What is being asked>
Retype the data that follows line by line, exactly, and leave its pictures out.

Information provided>
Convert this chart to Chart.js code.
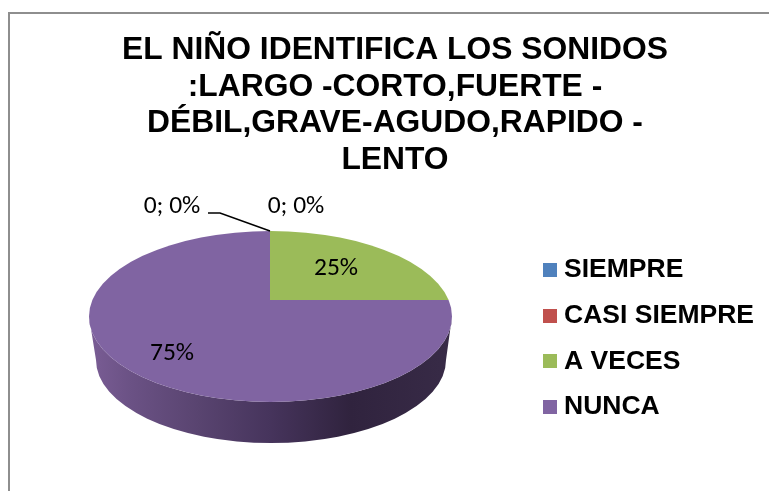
<!DOCTYPE html>
<html>
<head>
<meta charset="utf-8">
<style>
html,body{margin:0;padding:0;background:#fff;overflow:hidden;width:769px;height:491px}
#frame{position:absolute;left:8px;top:12px;width:790px;height:500px;border:2px solid #8e8e8e;box-sizing:border-box;overflow:hidden}
#frame canvas{position:absolute;left:0;top:0}
</style>
<script src="https://cdn.jsdelivr.net/npm/chart.js@4"></script>
</head>
<body>
<div id="frame"><canvas id="c" width="770" height="477"></canvas></div>
<script>
const titleLines = ["EL NIÑO IDENTIFICA LOS SONIDOS", ":LARGO -CORTO,FUERTE -", "DÉBIL,GRAVE-AGUDO,RAPIDO -", "LENTO"];
const categories = ["SIEMPRE", "CASI SIEMPRE", "A VECES", "NUNCA"];
const values = [0, 0, 25, 75];
const colors = ["#4F81BD", "#C0504D", "#9BBB59", "#8064A2"];

// tilted-disc geometry, in canvas pixels
const disc = {cx:260.5, cy:302.5, rx:181.5, ry:85.5, apexX:260, apexY:286};
const wall = {cx:261, cy:346, rx:175, ry:83};
const labelSpots = [
  {x:162, y:193}, {x:286, y:193}, {x:326, y:255}, {x:162, y:340}
];

function ellipsePath(ctx){
  ctx.beginPath();
  ctx.ellipse(disc.cx, disc.cy, disc.rx, disc.ry, 0, 0, Math.PI*2);
}
const pie3d = {
  id:"pie3d",
  afterLayout(chart){
    chart.legend.top += 91;
    chart.legend.bottom += 91;
    chart.legend.left -= 16;
    chart.legend.right -= 16;
  },
  beforeDatasetsDraw(chart){
    const ctx = chart.ctx;
    const arc = chart.getDatasetMeta(0).data[0];
    const g = ctx.createLinearGradient(disc.cx-disc.rx, 0, disc.cx+disc.rx, 0);
    g.addColorStop(0, "#7a5d95");
    g.addColorStop(0.12, "#6a5184");
    g.addColorStop(0.3, "#594470");
    g.addColorStop(0.5, "#46345c");
    g.addColorStop(0.72, "#30233e");
    g.addColorStop(1, "#382b47");
    ctx.save();
    ctx.fillStyle = g;
    ctx.beginPath();
    ctx.ellipse(disc.cx, disc.cy, disc.rx, disc.ry, 0, 0, Math.PI);
    ctx.lineTo(wall.cx-wall.rx, wall.cy);
    ctx.ellipse(wall.cx, wall.cy, wall.rx, wall.ry, 0, Math.PI, 0, true);
    ctx.closePath();
    ctx.fill();
    ctx.restore();
    ctx.save();
    ellipsePath(ctx);
    ctx.clip();
    ctx.translate(disc.apexX, disc.apexY);
    ctx.scale(200/arc.outerRadius, 125/arc.outerRadius);
    ctx.translate(-arc.x, -arc.y);
  },
  afterDatasetsDraw(chart){
    const ctx = chart.ctx;
    ctx.restore();
    const total = values.reduce((a,b)=>a+b,0);
    ctx.save();
    ctx.strokeStyle = "#000";
    ctx.lineWidth = 1.5;
    ctx.beginPath();
    ctx.moveTo(198, 199);
    ctx.lineTo(210, 199);
    ctx.lineTo(260, 217);
    ctx.stroke();
    ctx.fillStyle = "#000";
    ctx.font = "25.5px Carlito, Lato, sans-serif";
    ctx.textAlign = "center";
    ctx.textBaseline = "middle";
    values.forEach((v,i)=>{
      const pct = Math.round(v/total*100) + "%";
      ctx.fillText(v === 0 ? v + "; " + pct : pct, labelSpots[i].x, labelSpots[i].y);
    });
    ctx.restore();
  }
};
function swatch(color){
  const s = document.createElement("canvas");
  s.width = 14; s.height = 14;
  const x = s.getContext("2d");
  x.fillStyle = color;
  x.fillRect(0,0,14,14);
  return s;
}
new Chart(document.getElementById("c"), {
  type:"pie",
  data:{labels:categories, datasets:[{data:values, backgroundColor:colors, borderWidth:0, clip:false}]},
  plugins:[pie3d],
  options:{
    responsive:false,
    animation:false,
    layout:{padding:{left:0,right:0,top:0,bottom:10}},
    plugins:{
      tooltip:{enabled:false},
      title:{display:true, text:titleLines, color:"#000",
        font:{family:"'Liberation Sans'", size:31.8, weight:"bold", lineHeight:1.15},
        padding:{top:18,bottom:9}},
      legend:{display:true, position:"right",
        labels:{
          color:"#000",
          font:{family:"'Liberation Sans'", size:26.5, weight:"bold"},
          usePointStyle:true, boxWidth:1.5, padding:19.2,
          generateLabels(chart){
            return Chart.overrides.pie.plugins.legend.labels.generateLabels(chart).map((it,i)=>{
              it.pointStyle = swatch(colors[i]);
              return it;
            });
          }
        }}
    }
  }
});
</script>
</body>
</html>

Expected output>
Convert this chart to Chart.js code.
<!DOCTYPE html>
<html>
<head>
<meta charset="utf-8">
<style>
html,body{margin:0;padding:0;background:#fff;overflow:hidden;width:769px;height:491px}
#frame{position:absolute;left:8px;top:12px;width:790px;height:500px;border:2px solid #8e8e8e;box-sizing:border-box;overflow:hidden}
#frame canvas{position:absolute;left:0;top:0}
</style>
<script src="https://cdn.jsdelivr.net/npm/chart.js@4"></script>
</head>
<body>
<div id="frame"><canvas id="c" width="770" height="477"></canvas></div>
<script>
const titleLines = ["EL NIÑO IDENTIFICA LOS SONIDOS", ":LARGO -CORTO,FUERTE -", "DÉBIL,GRAVE-AGUDO,RAPIDO -", "LENTO"];
const categories = ["SIEMPRE", "CASI SIEMPRE", "A VECES", "NUNCA"];
const values = [0, 0, 25, 75];
const colors = ["#4F81BD", "#C0504D", "#9BBB59", "#8064A2"];

// tilted-disc geometry, in canvas pixels
const disc = {cx:260.5, cy:302.5, rx:181.5, ry:85.5, apexX:260, apexY:286};
const wall = {cx:261, cy:346, rx:175, ry:83};
const labelSpots = [
  {x:162, y:193}, {x:286, y:193}, {x:326, y:255}, {x:162, y:340}
];

function ellipsePath(ctx){
  ctx.beginPath();
  ctx.ellipse(disc.cx, disc.cy, disc.rx, disc.ry, 0, 0, Math.PI*2);
}
const pie3d = {
  id:"pie3d",
  afterLayout(chart){
    chart.legend.top += 91;
    chart.legend.bottom += 91;
    chart.legend.left -= 16;
    chart.legend.right -= 16;
  },
  beforeDatasetsDraw(chart){
    const ctx = chart.ctx;
    const arc = chart.getDatasetMeta(0).data[0];
    const g = ctx.createLinearGradient(disc.cx-disc.rx, 0, disc.cx+disc.rx, 0);
    g.addColorStop(0, "#7a5d95");
    g.addColorStop(0.12, "#6a5184");
    g.addColorStop(0.3, "#594470");
    g.addColorStop(0.5, "#46345c");
    g.addColorStop(0.72, "#30233e");
    g.addColorStop(1, "#382b47");
    ctx.save();
    ctx.fillStyle = g;
    ctx.beginPath();
    ctx.ellipse(disc.cx, disc.cy, disc.rx, disc.ry, 0, 0, Math.PI);
    ctx.lineTo(wall.cx-wall.rx, wall.cy);
    ctx.ellipse(wall.cx, wall.cy, wall.rx, wall.ry, 0, Math.PI, 0, true);
    ctx.closePath();
    ctx.fill();
    ctx.restore();
    ctx.save();
    ellipsePath(ctx);
    ctx.clip();
    ctx.translate(disc.apexX, disc.apexY);
    ctx.scale(200/arc.outerRadius, 125/arc.outerRadius);
    ctx.translate(-arc.x, -arc.y);
  },
  afterDatasetsDraw(chart){
    const ctx = chart.ctx;
    ctx.restore();
    const total = values.reduce((a,b)=>a+b,0);
    ctx.save();
    ctx.strokeStyle = "#000";
    ctx.lineWidth = 1.5;
    ctx.beginPath();
    ctx.moveTo(198, 199);
    ctx.lineTo(210, 199);
    ctx.lineTo(260, 217);
    ctx.stroke();
    ctx.fillStyle = "#000";
    ctx.font = "25.5px Carlito, Lato, sans-serif";
    ctx.textAlign = "center";
    ctx.textBaseline = "middle";
    values.forEach((v,i)=>{
      const pct = Math.round(v/total*100) + "%";
      ctx.fillText(v === 0 ? v + "; " + pct : pct, labelSpots[i].x, labelSpots[i].y);
    });
    ctx.restore();
  }
};
function swatch(color){
  const s = document.createElement("canvas");
  s.width = 14; s.height = 14;
  const x = s.getContext("2d");
  x.fillStyle = color;
  x.fillRect(0,0,14,14);
  return s;
}
new Chart(document.getElementById("c"), {
  type:"pie",
  data:{labels:categories, datasets:[{data:values, backgroundColor:colors, borderWidth:0, clip:false}]},
  plugins:[pie3d],
  options:{
    responsive:false,
    animation:false,
    layout:{padding:{left:0,right:0,top:0,bottom:10}},
    plugins:{
      tooltip:{enabled:false},
      title:{display:true, text:titleLines, color:"#000",
        font:{family:"'Liberation Sans'", size:31.8, weight:"bold", lineHeight:1.15},
        padding:{top:18,bottom:9}},
      legend:{display:true, position:"right",
        labels:{
          color:"#000",
          font:{family:"'Liberation Sans'", size:26.5, weight:"bold"},
          usePointStyle:true, boxWidth:1.5, padding:19.2,
          generateLabels(chart){
            return Chart.overrides.pie.plugins.legend.labels.generateLabels(chart).map((it,i)=>{
              it.pointStyle = swatch(colors[i]);
              return it;
            });
          }
        }}
    }
  }
});
</script>
</body>
</html>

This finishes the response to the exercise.